A few years ago, I circulated a method that takes a stab at these questions by using injuries, trades and free agent signings to compare teams with and without a given player. The result is an historical, (mostly) apples-to-apples comparison of value between players, called WOWY. (There’s a full primer on WOWY attached to the end of this post.) The lineup data — not from play-by-play, but from game-by-game — gives us the same insight into players for the last 60 years.

Take Bill Walton’s legendary rise and fall in Portland. All other things being equal, how did the team fare with and without him in the lineup? It turns out, Walton’s missed time from those years produces the best WOWY score in NBA history. (See the third tab, titled “Top WOWY Runs.”) In other words, Walton had the biggest observable impact of qualifying players (i.e. players who were injured or traded) on any team ever, his presence improving the Blazers by more than eight points per game.

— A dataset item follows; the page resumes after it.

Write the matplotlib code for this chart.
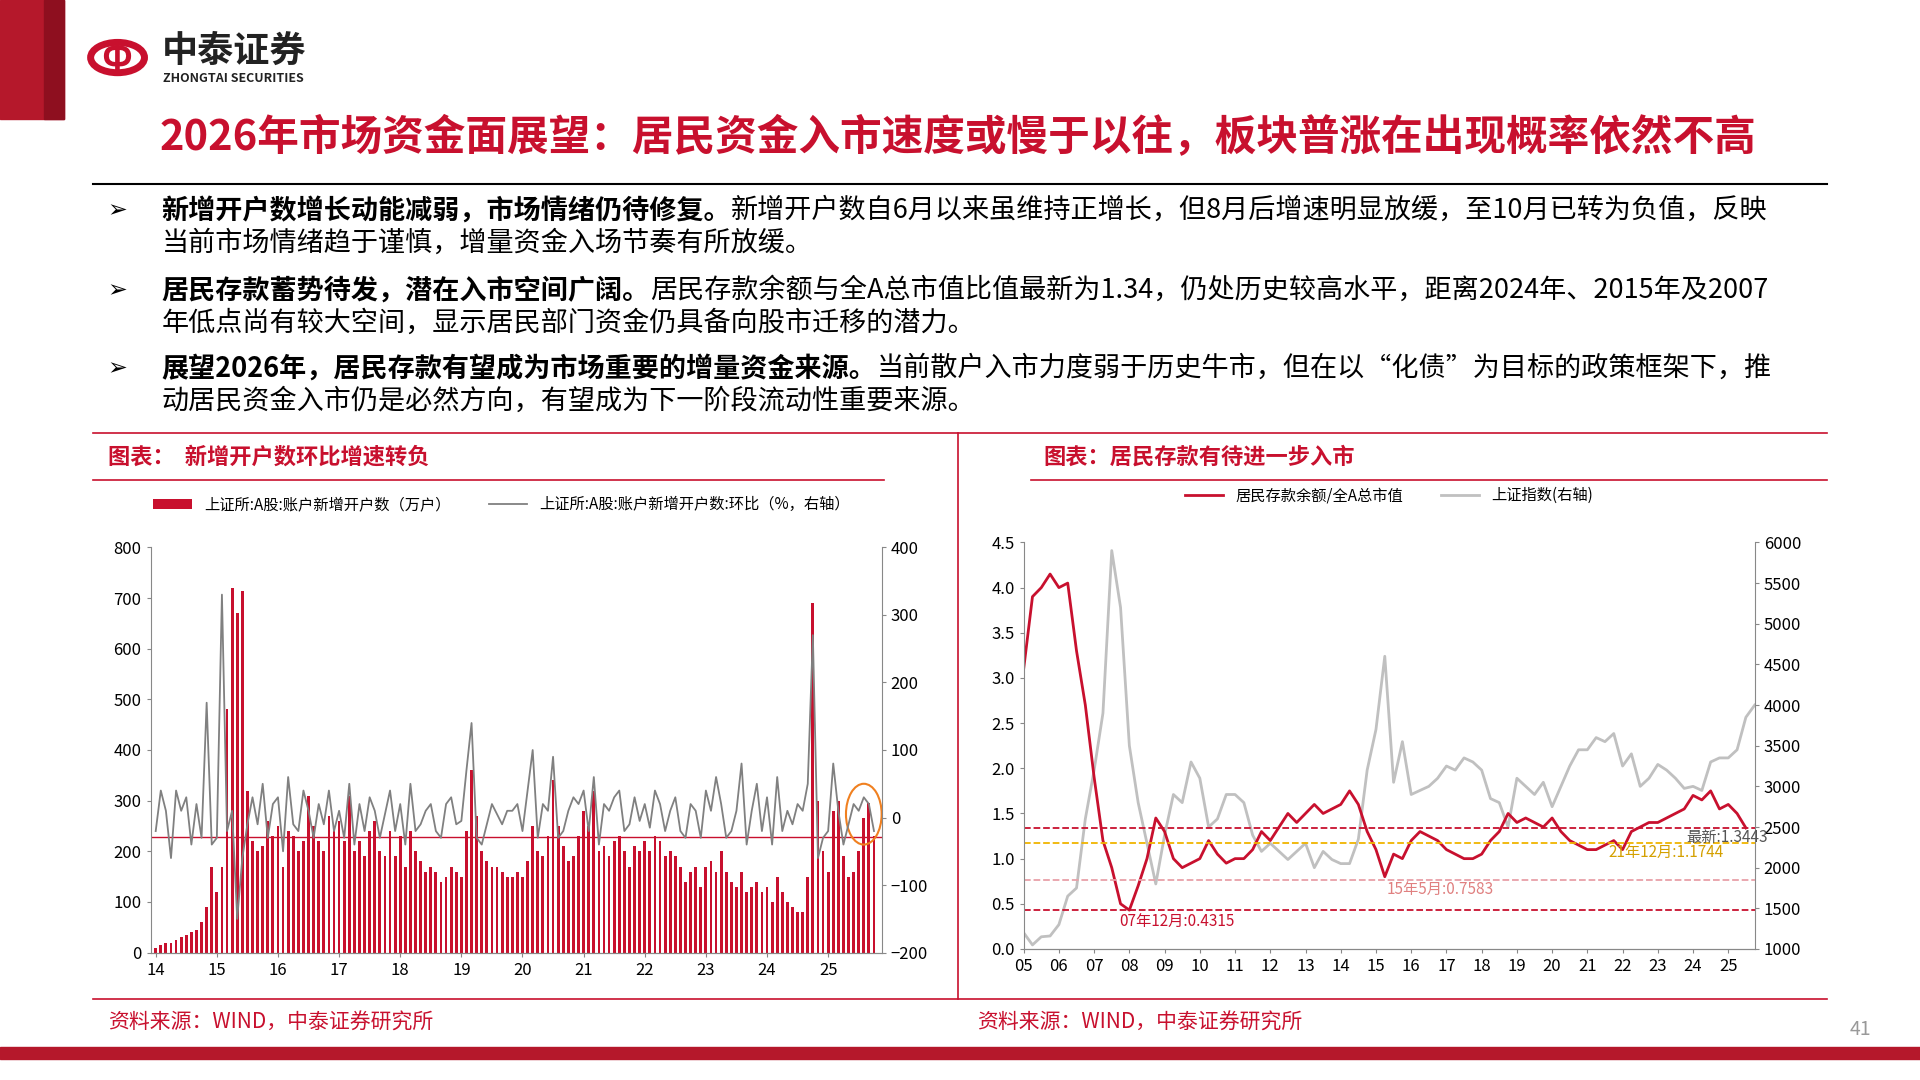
import numpy as np
import matplotlib.pyplot as plt
from matplotlib.patches import Rectangle, Circle, Ellipse
from matplotlib.lines import Line2D

plt.rcParams['font.family'] = ['Noto Sans CJK SC', 'DejaVu Sans']

RED = '#c8102e'
W, H = 1568, 882  # reference pixel grid

# ---- left chart: monthly new accounts 2014-01 .. 2025-10 ----
accounts = [
    10, 15, 20, 20, 25, 30, 35, 40, 45, 60, 90, 170,
    120, 170, 480, 720, 670, 713, 320, 220, 200, 210, 260, 230,
    250, 170, 240, 230, 200, 220, 310, 250, 220, 200, 270, 240,
    260, 220, 310, 200, 220, 190, 240, 260, 200, 190, 240, 190,
    230, 170, 240, 200, 180, 160, 170, 160, 140, 150, 170, 160,
    150, 240, 360, 270, 200, 180, 170, 170, 160, 150, 150, 160,
    150, 180, 250, 200, 190, 230, 340, 250, 210, 180, 190, 230,
    280, 250, 320, 200, 210, 190, 220, 230, 200, 170, 210, 200,
    220, 200, 230, 220, 190, 200, 190, 170, 140, 160, 170, 130,
    170, 180, 160, 200, 160, 140, 130, 160, 120, 130, 140, 120,
    130, 100, 150, 120, 100, 90, 80, 80, 150, 690, 300, 200,
    160, 280, 300, 190, 150, 160, 200, 265, 295, 230,
]
mom = [
    -20, 40, 10, -60, 40, 10, 30, -40, 20, -30, 170, -40,
    -30, 330, -20, 10, -150, -60, -10, 30, -10, 50, -30, 20,
    30, -50, 60, -10, -20, 40, 10, -30, 20, -10, 40, -20,
    10, -30, 50, -40, 20, -20, 30, 10, -30, 5, 40, -20,
    20, -40, 50, -20, -10, 10, 20, -20, -30, 20, 30, -10,
    -5, 70, 140, -30, -40, -10, 20, 5, -10, 10, 10, 20,
    -20, 40, 100, -30, 20, 10, 90, -30, -20, 10, 30, 20,
    40, -20, 60, -40, 20, 10, 30, 40, -20, -10, 30, -5,
    20, -15, 40, 20, -20, 10, 30, -20, -30, 20, 10, -30,
    40, 10, 60, 20, -30, -20, 10, 80, -40, 10, 50, -20,
    30, -40, 60, -20, 10, -10, 20, 10, 50, 270, -60, -30,
    -20, 80, 10, -40, -10, 20, 10, 30, 20, -20,
]
left_years = ['14', '15', '16', '17', '18', '19', '20', '21', '22', '23', '24', '25']

# ---- right chart: quarterly 2005Q1 .. 2025Q4 ----
ratio = [
    3.1, 3.9, 4.0, 4.15, 4.0, 4.05, 3.3, 2.7, 1.9, 1.2, 0.9, 0.5,
    0.43, 0.7, 1.0, 1.45, 1.3, 1.0, 0.9, 0.95, 1.0, 1.2, 1.05, 0.95,
    1.0, 1.0, 1.1, 1.3, 1.2, 1.35, 1.5, 1.4, 1.5, 1.6, 1.5, 1.55,
    1.6, 1.75, 1.6, 1.3, 1.1, 0.8, 1.05, 1.0, 1.2, 1.3, 1.25, 1.2,
    1.1, 1.05, 1.0, 1.0, 1.05, 1.2, 1.3, 1.5, 1.4, 1.45, 1.4, 1.35,
    1.45, 1.3, 1.2, 1.15, 1.1, 1.1, 1.15, 1.2, 1.1, 1.3, 1.35, 1.4,
    1.4, 1.45, 1.5, 1.55, 1.7, 1.65, 1.75, 1.55, 1.6, 1.5, 1.34,
]
sh_index = [
    1200, 1050, 1150, 1160, 1300, 1650, 1750, 2600, 3200, 3900, 5900, 5200,
    3500, 2800, 2300, 1800, 2400, 2900, 2800, 3300, 3100, 2500, 2600, 2900,
    2900, 2800, 2400, 2200, 2300, 2200, 2100, 2200, 2300, 2000, 2200, 2100,
    2050, 2050, 2350, 3200, 3700, 4600, 3050, 3550, 2900, 2950, 3000, 3100,
    3250, 3200, 3350, 3300, 3200, 2850, 2800, 2500, 3100, 3000, 2900, 3050,
    2750, 3000, 3250, 3450, 3450, 3600, 3550, 3650, 3250, 3400, 3000, 3100,
    3270, 3200, 3100, 2975, 3000, 2950, 3300, 3350, 3350, 3450, 3850, 4000,
]
ref_levels = [1.3443, 1.1744, 0.7583, 0.4315]
ref_labels = ['最新:1.3443', '21年12月:1.1744', '15年5月:0.7583', '07年12月:0.4315']
ref_colors = ['#c8102e', '#f0b400', '#e8a0a8', '#c8102e']
right_years = ['%02d' % y for y in range(5, 26)]


def fx(px):
    return px / W


def fy(py):
    return 1 - py / H


fig = plt.figure(figsize=(19.2, 10.8), dpi=100)

# header blocks
fig.patches.append(Rectangle((0, fy(97)), fx(52), 97 / H, transform=fig.transFigure, color='#b5182b'))
fig.patches.append(Rectangle((fx(36), fy(97)), fx(16), 97 / H, transform=fig.transFigure, color='#8e0f1f'))
fig.patches.append(Circle((fx(96), fy(47)), 22 / W, transform=fig.transFigure, fill=False, ec=RED, lw=5))
fig.text(fx(95), fy(48), 'Ф', color=RED, fontsize=26, ha='center', va='center', fontweight='bold')
fig.text(fx(132), fy(42), '中泰证券', fontsize=26, fontweight='bold', va='center', color='#222222')
fig.text(fx(133), fy(64), 'ZHONGTAI SECURITIES', fontsize=9, fontweight='bold', va='center', color='#222222')

fig.text(fx(782), fy(112), '2026年市场资金面展望：居民资金入市速度或慢于以往，板块普涨在出现概率依然不高',
         fontsize=30, fontweight='bold', color=RED, ha='center', va='center')
fig.add_artist(Line2D([fx(76), fx(1492)], [fy(150), fy(150)], color='black', lw=1.5))

bullets = [
    ('新增开户数增长动能减弱，市场情绪仍待修复。',
     '新增开户数自6月以来虽维持正增长，但8月后增速明显放缓，至10月已转为负值，反映',
     '当前市场情绪趋于谨慎，增量资金入场节奏有所放缓。', 172),
    ('居民存款蓄势待发，潜在入市空间广阔。',
     '居民存款余额与全A总市值比值最新为1.34，仍处历史较高水平，距离2024年、2015年及2007',
     '年低点尚有较大空间，显示居民部门资金仍具备向股市迁移的潜力。', 237),
    ('展望2026年，居民存款有望成为市场重要的增量资金来源。',
     '当前散户入市力度弱于历史牛市，但在以“化债”为目标的政策框架下，推',
     '动居民资金入市仍是必然方向，有望成为下一阶段流动性重要来源。', 301),
]
for bold, rest, line2, y in bullets:
    fig.text(fx(88), fy(y), '➢', fontsize=17, va='center', family=['DejaVu Sans'])
    t = fig.text(fx(132), fy(y), bold, fontsize=19.5, fontweight='bold', va='center')
    fig.canvas.draw()
    bb = t.get_window_extent()
    fig.text(bb.x1 / fig.bbox.width, fy(y), rest, fontsize=19.5, va='center')
    fig.text(fx(132), fy(y + 27), line2, fontsize=19.5, va='center')

# chart frames
for yy, x0, x1 in [(354, 76, 1492), (392, 76, 722), (392, 842, 1492), (816, 76, 1492)]:
    fig.add_artist(Line2D([fx(x0), fx(x1)], [fy(yy), fy(yy)], color=RED, lw=1.2))
fig.add_artist(Line2D([fx(782), fx(782)], [fy(354), fy(816)], color=RED, lw=1.2))
fig.text(fx(88), fy(373), '图表：  新增开户数环比增速转负', fontsize=16, fontweight='bold',
         style='italic', color=RED, va='center')
fig.text(fx(852), fy(373), '图表：居民存款有待进一步入市', fontsize=16, fontweight='bold',
         style='italic', color=RED, va='center')
fig.text(fx(88), fy(835), '资料来源：WIND，中泰证券研究所', fontsize=15, style='italic', color=RED, va='center')
fig.text(fx(798), fy(835), '资料来源：WIND，中泰证券研究所', fontsize=15, style='italic', color=RED, va='center')
fig.text(fx(1528), fy(841), '41', fontsize=14, color='#999999', ha='right', va='center')
fig.patches.append(Rectangle((0, fy(865)), 1, 10 / H, transform=fig.transFigure, color='#b5182b'))

# ---- left chart ----
ax = fig.add_axes([fx(123), fy(778), fx(720 - 123), (778 - 447) / H])
x = np.arange(len(accounts))
ax.bar(x, accounts, width=0.55, color=RED, label='上证所:A股:账户新增开户数（万户）')
ax.axhline(228, color=RED, lw=1)
ax.set_ylim(0, 800)
ax.set_xlim(-1, len(accounts) + 0.5)
ax.set_yticks(range(0, 801, 100))
ax.set_xticks(np.arange(len(left_years)) * 12)
ax.set_xticklabels(left_years)
ax2 = ax.twinx()
ax2.plot(x, mom, color='#808080', lw=1.3, label='上证所:A股:账户新增开户数:环比（%，右轴）')
ax2.set_ylim(-200, 400)
ax2.set_yticks(range(-200, 401, 100))
ax2.add_patch(Ellipse((len(accounts) - 3, 5), 7, 90, fill=False, ec='#f08020', lw=1.5))
for a in (ax, ax2):
    a.spines['top'].set_visible(False)
    for s in ('left', 'right', 'bottom'):
        a.spines[s].set_color('#888888')
    a.tick_params(labelsize=12, color='#888888', length=3)
ax.spines['right'].set_visible(False)
ax2.spines['left'].set_visible(False)
h1, l1 = ax.get_legend_handles_labels()
h2, l2 = ax2.get_legend_handles_labels()
ax.legend(h1 + h2, l1 + l2, loc='lower center', bbox_to_anchor=(0.48, 1.05), ncol=2,
          frameon=False, fontsize=11, handlelength=2.5, columnspacing=2.5)

# ---- right chart ----
bx = fig.add_axes([fx(836), fy(775), fx(1433 - 836), (775 - 443) / H])
t = 2005 + np.arange(len(ratio)) / 4
ti = 2005 + np.arange(len(sh_index)) / 4
bx2 = bx.twinx()
bx2.plot(ti, sh_index, color='#c0c0c0', lw=2, label='上证指数(右轴)')
bx2.set_ylim(1000, 6000)
bx2.set_yticks(range(1000, 6001, 500))
bx.set_zorder(bx2.get_zorder() + 1)
bx.patch.set_visible(False)
bx.plot(t, ratio, color=RED, lw=2, label='居民存款余额/全A总市值')
for lv, lb, c in zip(ref_levels, ref_labels, ref_colors):
    bx.axhline(lv, color=c, lw=1.3, ls='--')
bx.text(2023.8, ref_levels[0] - 0.02, ref_labels[0], fontsize=11, color='#555555', va='top')
bx.text(2021.6, ref_levels[1] - 0.01, ref_labels[1], fontsize=11, color='#d4a000', va='top')
bx.text(2015.3, ref_levels[2] - 0.01, ref_labels[2], fontsize=11, color='#e08080', va='top')
bx.text(2007.7, ref_levels[3] - 0.03, ref_labels[3], fontsize=11, color=RED, va='top')
bx.set_ylim(0, 4.5)
bx.set_yticks(np.arange(0, 4.51, 0.5))
bx.set_xlim(2005, 2025.75)
bx.set_xticks(range(2005, 2026))
bx.set_xticklabels(right_years)
bx.yaxis.set_major_formatter(plt.FormatStrFormatter('%.1f'))
for a in (bx, bx2):
    a.spines['top'].set_visible(False)
    for s in ('left', 'right', 'bottom'):
        a.spines[s].set_color('#888888')
    a.tick_params(labelsize=12, color='#888888', length=3)
bx.spines['right'].set_visible(False)
bx2.spines['left'].set_visible(False)
g1, m1 = bx.get_legend_handles_labels()
g2, m2 = bx2.get_legend_handles_labels()
bx.legend(g1 + g2, m1 + m2, loc='lower center', bbox_to_anchor=(0.5, 1.06), ncol=2,
          frameon=False, fontsize=11, handlelength=2.5, columnspacing=2.5)

fig.savefig('out.png', dpi=100)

In researching Thinking BasketballI examined hundreds of these WOWY runs. For those familiar with it, I also cleaned up the data, adding controls and incorporating postseason games for over 1,500 instances since the inception of the shot clock in 1954-55. And if we combine those instances for players — only focusing on what I’ve liberally called their “prime” — we can see who left a large impact when in and out of the lineup for an entire career.

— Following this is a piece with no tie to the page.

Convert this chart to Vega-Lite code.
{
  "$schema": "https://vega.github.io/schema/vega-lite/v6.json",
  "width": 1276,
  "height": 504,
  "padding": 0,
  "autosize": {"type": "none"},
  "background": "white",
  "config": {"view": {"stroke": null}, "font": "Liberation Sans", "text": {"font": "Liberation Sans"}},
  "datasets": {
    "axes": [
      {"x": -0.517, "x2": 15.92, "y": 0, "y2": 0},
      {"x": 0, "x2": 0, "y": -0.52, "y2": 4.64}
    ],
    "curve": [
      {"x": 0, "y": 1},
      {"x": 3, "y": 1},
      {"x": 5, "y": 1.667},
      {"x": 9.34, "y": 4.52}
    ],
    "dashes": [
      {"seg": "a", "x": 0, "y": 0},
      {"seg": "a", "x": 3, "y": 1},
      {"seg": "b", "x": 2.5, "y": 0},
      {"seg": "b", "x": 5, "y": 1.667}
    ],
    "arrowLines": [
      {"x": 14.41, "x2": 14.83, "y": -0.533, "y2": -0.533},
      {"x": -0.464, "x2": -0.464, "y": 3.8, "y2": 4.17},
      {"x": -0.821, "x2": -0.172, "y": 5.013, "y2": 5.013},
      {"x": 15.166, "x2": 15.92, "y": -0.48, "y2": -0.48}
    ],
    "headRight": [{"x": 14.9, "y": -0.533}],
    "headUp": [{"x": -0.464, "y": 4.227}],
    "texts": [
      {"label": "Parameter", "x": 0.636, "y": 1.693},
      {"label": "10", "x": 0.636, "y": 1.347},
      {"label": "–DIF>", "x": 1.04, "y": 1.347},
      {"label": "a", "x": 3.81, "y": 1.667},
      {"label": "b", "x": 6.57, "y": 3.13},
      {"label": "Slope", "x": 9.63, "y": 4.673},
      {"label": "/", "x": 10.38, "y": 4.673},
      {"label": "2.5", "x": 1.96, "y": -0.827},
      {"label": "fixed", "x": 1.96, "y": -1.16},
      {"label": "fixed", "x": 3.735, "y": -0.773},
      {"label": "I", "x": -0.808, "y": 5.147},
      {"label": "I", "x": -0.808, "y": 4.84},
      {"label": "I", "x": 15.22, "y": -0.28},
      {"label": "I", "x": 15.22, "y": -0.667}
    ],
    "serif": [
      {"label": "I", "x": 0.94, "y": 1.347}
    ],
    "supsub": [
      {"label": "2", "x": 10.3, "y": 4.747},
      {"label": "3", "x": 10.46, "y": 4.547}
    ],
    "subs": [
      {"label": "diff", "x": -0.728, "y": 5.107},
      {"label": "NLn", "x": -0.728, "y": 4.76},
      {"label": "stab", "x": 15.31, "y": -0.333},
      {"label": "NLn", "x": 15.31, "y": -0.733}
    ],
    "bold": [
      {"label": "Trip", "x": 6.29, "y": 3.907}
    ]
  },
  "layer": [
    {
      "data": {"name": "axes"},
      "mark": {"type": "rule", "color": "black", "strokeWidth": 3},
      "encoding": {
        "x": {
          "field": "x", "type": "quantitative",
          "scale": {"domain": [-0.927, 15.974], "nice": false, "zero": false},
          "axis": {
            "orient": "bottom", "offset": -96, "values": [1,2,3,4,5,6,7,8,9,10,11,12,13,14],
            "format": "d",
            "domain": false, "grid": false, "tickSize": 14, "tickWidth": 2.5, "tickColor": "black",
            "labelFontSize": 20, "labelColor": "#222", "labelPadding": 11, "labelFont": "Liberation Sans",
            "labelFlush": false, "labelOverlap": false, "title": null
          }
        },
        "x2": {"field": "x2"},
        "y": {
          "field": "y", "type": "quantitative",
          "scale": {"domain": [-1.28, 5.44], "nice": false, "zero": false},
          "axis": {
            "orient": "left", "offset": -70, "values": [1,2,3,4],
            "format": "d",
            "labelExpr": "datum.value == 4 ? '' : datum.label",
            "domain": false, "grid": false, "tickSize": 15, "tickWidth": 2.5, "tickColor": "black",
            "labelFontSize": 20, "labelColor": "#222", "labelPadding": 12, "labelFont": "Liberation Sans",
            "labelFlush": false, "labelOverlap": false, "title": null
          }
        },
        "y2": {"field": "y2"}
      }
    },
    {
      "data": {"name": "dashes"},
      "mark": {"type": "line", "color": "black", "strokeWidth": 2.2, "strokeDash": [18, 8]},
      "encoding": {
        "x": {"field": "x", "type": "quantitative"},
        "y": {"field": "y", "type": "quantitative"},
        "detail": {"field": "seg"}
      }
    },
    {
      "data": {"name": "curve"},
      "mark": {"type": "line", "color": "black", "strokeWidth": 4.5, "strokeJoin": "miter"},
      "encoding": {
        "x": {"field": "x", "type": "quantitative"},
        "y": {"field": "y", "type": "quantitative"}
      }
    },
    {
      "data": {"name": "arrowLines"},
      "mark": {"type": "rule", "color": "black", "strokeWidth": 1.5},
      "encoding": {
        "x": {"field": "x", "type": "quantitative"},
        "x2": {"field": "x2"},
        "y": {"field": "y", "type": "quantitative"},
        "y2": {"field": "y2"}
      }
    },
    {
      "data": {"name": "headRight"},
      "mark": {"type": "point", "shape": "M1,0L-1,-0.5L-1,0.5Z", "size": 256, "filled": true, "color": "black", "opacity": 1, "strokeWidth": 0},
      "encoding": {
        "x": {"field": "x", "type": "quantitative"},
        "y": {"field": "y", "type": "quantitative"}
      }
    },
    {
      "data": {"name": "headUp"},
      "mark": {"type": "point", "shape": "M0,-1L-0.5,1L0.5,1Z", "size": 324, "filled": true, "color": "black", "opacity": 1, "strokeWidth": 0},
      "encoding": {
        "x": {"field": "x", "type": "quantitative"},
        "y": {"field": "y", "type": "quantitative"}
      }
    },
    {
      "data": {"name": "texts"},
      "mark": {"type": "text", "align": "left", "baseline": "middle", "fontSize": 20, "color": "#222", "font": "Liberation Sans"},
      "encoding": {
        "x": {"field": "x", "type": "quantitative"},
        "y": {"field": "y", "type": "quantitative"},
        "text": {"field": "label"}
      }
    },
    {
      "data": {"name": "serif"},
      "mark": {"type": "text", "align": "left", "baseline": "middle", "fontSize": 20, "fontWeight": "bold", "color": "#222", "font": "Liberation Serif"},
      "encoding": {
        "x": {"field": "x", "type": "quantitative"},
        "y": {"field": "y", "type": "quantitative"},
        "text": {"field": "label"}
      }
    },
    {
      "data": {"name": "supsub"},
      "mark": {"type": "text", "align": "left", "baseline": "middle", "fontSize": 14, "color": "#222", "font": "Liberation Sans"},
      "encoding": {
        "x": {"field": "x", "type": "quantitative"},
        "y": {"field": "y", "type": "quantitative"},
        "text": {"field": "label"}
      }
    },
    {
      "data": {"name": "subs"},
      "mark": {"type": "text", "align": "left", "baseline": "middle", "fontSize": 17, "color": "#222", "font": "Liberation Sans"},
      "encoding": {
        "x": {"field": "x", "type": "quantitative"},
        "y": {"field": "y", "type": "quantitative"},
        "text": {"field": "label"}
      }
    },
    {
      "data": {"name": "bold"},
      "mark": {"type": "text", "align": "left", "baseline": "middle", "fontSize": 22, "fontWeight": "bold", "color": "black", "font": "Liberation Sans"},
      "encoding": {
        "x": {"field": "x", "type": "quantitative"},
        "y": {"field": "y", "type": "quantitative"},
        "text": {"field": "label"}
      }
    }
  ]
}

Below are the top 10 prime WOWY scores of all-time, with a minimum sample of 20 games missed:

Top 10 WOWY Scores All Time

Indeed, the best combined numbers are from players often found in all-time top-10 or top-20 lists. You can see all the results in this spreadsheet of over 200 qualifying players.

The two outliers — Robertson and West — make most top-20 or top-15 lists. (ESPN had them at 11 and 13, respectively, in their recent top-100 rankings.) While Oscar is largely revered, most people don’t know that his impact was quantifiably enormous, dragging an otherwise inept team in Cincinnati to respectability, then later catapulting Kareem’s Bucks into the upper stratosphere.

Meanwhile, when West was healthy, many of his teams were elite, only overshadowed in history by the dynastic Celtics. Amazingly, West’s teams performed better with him in all 12 lineups that he missed time. Oscar did the same for 11 consecutive lineups. (Note that about one third of WOWY scores on that list are negative.)

538’s Benjamin Morris ran a limited version of this years ago to argue for the greatness of Dennis Rodman, although he only used a minimum of 15-game injury blocks. Rodman’s good, but he clocks in at 16th here. And yes, Kobe (26th) beats Jordan (32nd), but MJ’s number comes largely from 1986 when he broke his foot and missed most of the season. (His 22 missed games from 92, 93 and 95 respectively would elevate him to 25th on the list.)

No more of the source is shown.